Tidak ada jam-jam digital dengan alarm-alarmnya, ritme hidup mengikuti siklus alam, yang sudah jelas lebih presisi dan sistematis daripada manusia itu sendiri. Kala itu kita masih patuh pada 'jam-jam alam.'
Kini, di zaman serba digital, waktu sepenuhnya dikendalikan oleh target dan deadline. Kalender Google dengan semua warna warni agendanya lebih menentukan hidup kita daripada musim hujan. Rapat bisa dilakukan kapan saja, bahkan tengah malam, asalkan ada koneksi internet. Orang-orang modern zaman sekarang lebih sering merasa bersalah kalau tidak produktif, ketimbang merasa bersalah karena melupakan diri sendiri dan keluarganya.
Kita bahkan membawa obsesi ini ke waktu-waktu santai atau family time. Liburan jadi sekadar konten di sosial media, bukan pelepasan dari kepenatan. Yang paling wajib dibawa bukan lagi sun cream, tapi laptop dan hard disk kerja. Waktu bersama keluarga jadi sesi multitasking sambil tetap menatap layar laptop.
Liburan hanya jadi bahan konten di sosial media tanpa benar-benar merasakan esensinya berlibur. Bahkan aktivitas sevital tidur pun kini dianggap sebagai kelemahan, slogan-slogan bertema "sleep is just for the weak" dijadikan sebagai lambang ambisi.
Budaya ini bukan hanya membentuk pola pikir, tapi juga memengaruhi kesehatan jiwa kita. Tekanan untuk selalu produktif melahirkan rasa cemas berlebih, depresi, burnout, hingga hilangnya makna kehidupan. Kita seolah hidup untuk 'menyicil waktu', tanpa pernah benar-benar menikmatinya.
Ilusi Nyata Efisiensi
Banyak orang bilang bahwa teknologi adalah jalan menuju efisiensi waktu yang bermuara pada kebebasan akan waktu. Mesin cuci otomatis, transportasi online, AI super cerdas yang bisa otomatis merangkum dan membantu menulis laporan, semuanya diciptakan konon agar kita punya lebih banyak waktu luang.
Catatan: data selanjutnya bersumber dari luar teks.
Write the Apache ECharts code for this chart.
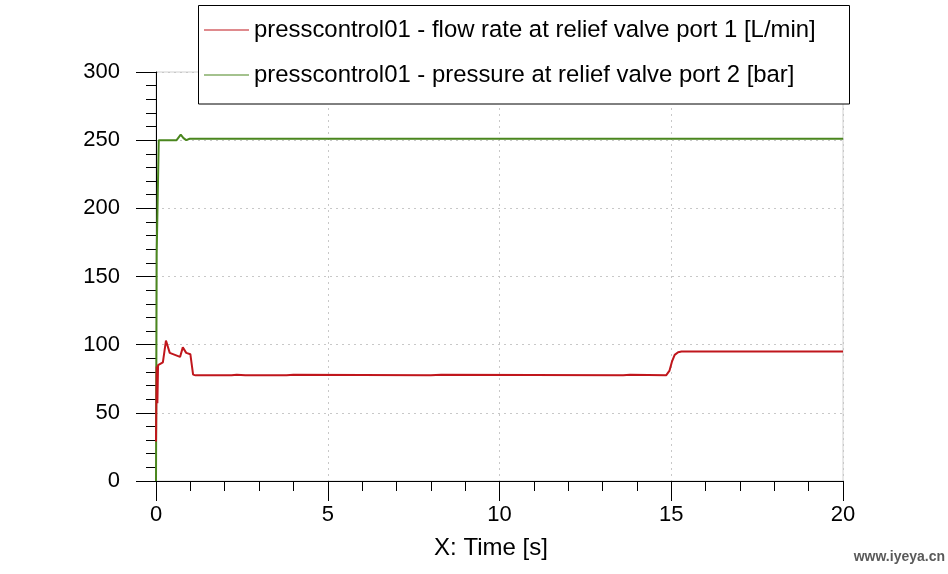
<!DOCTYPE html>
<html>
<head>
<meta charset="utf-8">
<script src="https://cdn.jsdelivr.net/npm/echarts@6/dist/echarts.min.js"></script>
<style>
html,body{margin:0;padding:0;background:#fff;}
#chart{width:948px;height:574px;}
</style>
</head>
<body>
<div id="chart"></div>
<script>
// ---- data (time [s], value) ----
var flowName = 'presscontrol01 - flow rate at relief valve port 1 [L/min]';
var pressName = 'presscontrol01 - pressure at relief valve port 2 [bar]';

var flowTime = [0, 0.02, 0.04, 0.06, 0.2, 0.29, 0.4, 0.55, 0.7, 0.78, 0.88, 1.0, 1.08, 1.15, 2.2, 2.35, 2.6, 3.8, 4.0, 8.0, 8.3, 13.6, 13.8, 14.85, 14.95, 15.02, 15.1, 15.2, 15.3, 20];
var flowValue = [29, 84, 57, 85, 87, 103, 94, 92.5, 91, 98, 94, 93, 78, 77.5, 77.5, 78, 77.5, 77.5, 78, 77.5, 78, 77.5, 78, 77.5, 81, 87.5, 92.5, 94.5, 95, 95];

var pressTime = [0, 0.02, 0.05, 0.08, 0.6, 0.72, 0.8, 0.88, 0.98, 20];
var pressValue = [0, 167, 168, 250, 250, 254, 251.5, 250, 251, 251];

var xTicks = [0, 5, 10, 15, 20];
var yTicks = [0, 50, 100, 150, 200, 250, 300];

function pairs(t, v) { return t.map(function (x, i) { return [x, v[i]]; }); }

var FONT = 'Liberation Sans, Arial, Helvetica, sans-serif';
var chart = echarts.init(document.getElementById('chart'));

chart.setOption({
  animation: false,
  backgroundColor: '#ffffff',
  grid: {
    left: 156, right: 105, top: 72, bottom: 93,
    show: true, borderColor: '#d0d0d0', borderWidth: 1, backgroundColor: 'transparent'
  },
  xAxis: {
    type: 'value',
    min: xTicks[0], max: xTicks[xTicks.length - 1], interval: 5,
    name: 'X: Time [s]',
    nameLocation: 'middle',
    nameGap: 55,
    nameTextStyle: { fontFamily: FONT, fontSize: 24, color: '#000', padding: [0, 17, 0, 0] },
    axisLine: { show: true, onZero: false, lineStyle: { color: '#000', width: 1 } },
    axisTick: { show: true, inside: false, length: 20, lineStyle: { color: '#000' } },
    minorTick: { show: true, splitNumber: 5, length: 10, lineStyle: { color: '#000' } },
    axisLabel: { fontFamily: FONT, fontSize: 22, color: '#000', margin: 23 },
    splitLine: { show: true, lineStyle: { color: '#c8c8c8', type: [2, 4] } }
  },
  yAxis: {
    type: 'value',
    min: yTicks[0], max: yTicks[yTicks.length - 1], interval: 50,
    axisLine: { show: true, onZero: false, lineStyle: { color: '#000', width: 1 } },
    axisTick: { show: true, inside: false, length: 20, lineStyle: { color: '#000' } },
    minorTick: { show: true, splitNumber: 5, length: 10, lineStyle: { color: '#000' } },
    axisLabel: { fontFamily: FONT, fontSize: 22, color: '#000', margin: 36 },
    splitLine: { show: true, lineStyle: { color: '#c8c8c8', type: [2, 4] } }
  },
  legend: {
    zlevel: 2,
    z: 20,
    orient: 'vertical',
    left: 198, top: 5,
    padding: [13, 0, 0, 6],
    icon: 'rect',
    itemWidth: 45, itemHeight: 1, itemGap: 21,
    data: [flowName, pressName],
    textStyle: { fontFamily: FONT, fontSize: 23.9, color: '#000', lineHeight: 20 }
  },
  graphic: [
    {
      type: 'rect', zlevel: 1, z: 10,
      shape: { x: 198.5, y: 5.5, width: 651, height: 98.5 },
      style: { fill: '#ffffff', stroke: '#000000', lineWidth: 1 }
    },
    {
      type: 'text', z: 10,
      x: 945, y: 557,
      style: {
        text: 'www.iyeya.cn', fill: '#5a5a5a',
        font: 'bold 14px ' + FONT, textAlign: 'right', textVerticalAlign: 'middle'
      }
    }
  ],
  series: [
    {
      name: pressName, type: 'line', symbol: 'none', showSymbol: false,
      data: pairs(pressTime, pressValue),
      itemStyle: { color: '#4a861e' },
      lineStyle: { color: '#4a861e', width: 2 }
    },
    {
      name: flowName, type: 'line', symbol: 'none', showSymbol: false,
      data: pairs(flowTime, flowValue),
      itemStyle: { color: '#c0161c' },
      lineStyle: { color: '#c0161c', width: 2 }
    }
  ]
});
</script>
</body>
</html>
Tapi apa yang malah terjadi kemudian? Setiap kali kita berhasil menghemat waktu, waktu kosong itu tidak otomatis diisi dengan istirahat. Justru, ia segera diganti diisi kembali dengan pekerjaan-pekerjaan lainnya.
Waktu satu jam yang dulu kita habiskan untuk mencuci baju, kini diisi dengan cuci baju plus tambahan deadline-deadline baru. Sepuluh menit yang kita hemat dari perjalanan, berubah menjadi sepuluh menit tambahan untuk menjawab pesan kerja di akhir pekan.
Itulah yang disebut paradoks waktu; semakin kita efisien, semakin banyak hal yang kita kerjakan, dan akhirnya semakin kita merasa tidak lagi memiliki waktu yang cukup untuk hal lainnya. Nyatanya efisiensi waktu tidak membuat waktu kita bertambah, ia justru  malah hanya membuat beban kita semakin padat.
Dengan kata lain, efisiensi bisa dibilang hanyalah ilusi. Ia menipu kita dengan keyakinan bahwa semakin cepat berarti semakin baik, padahal yang terjadi hanyalah percepatan menuju kelelahan demi kelelahan berikutnya.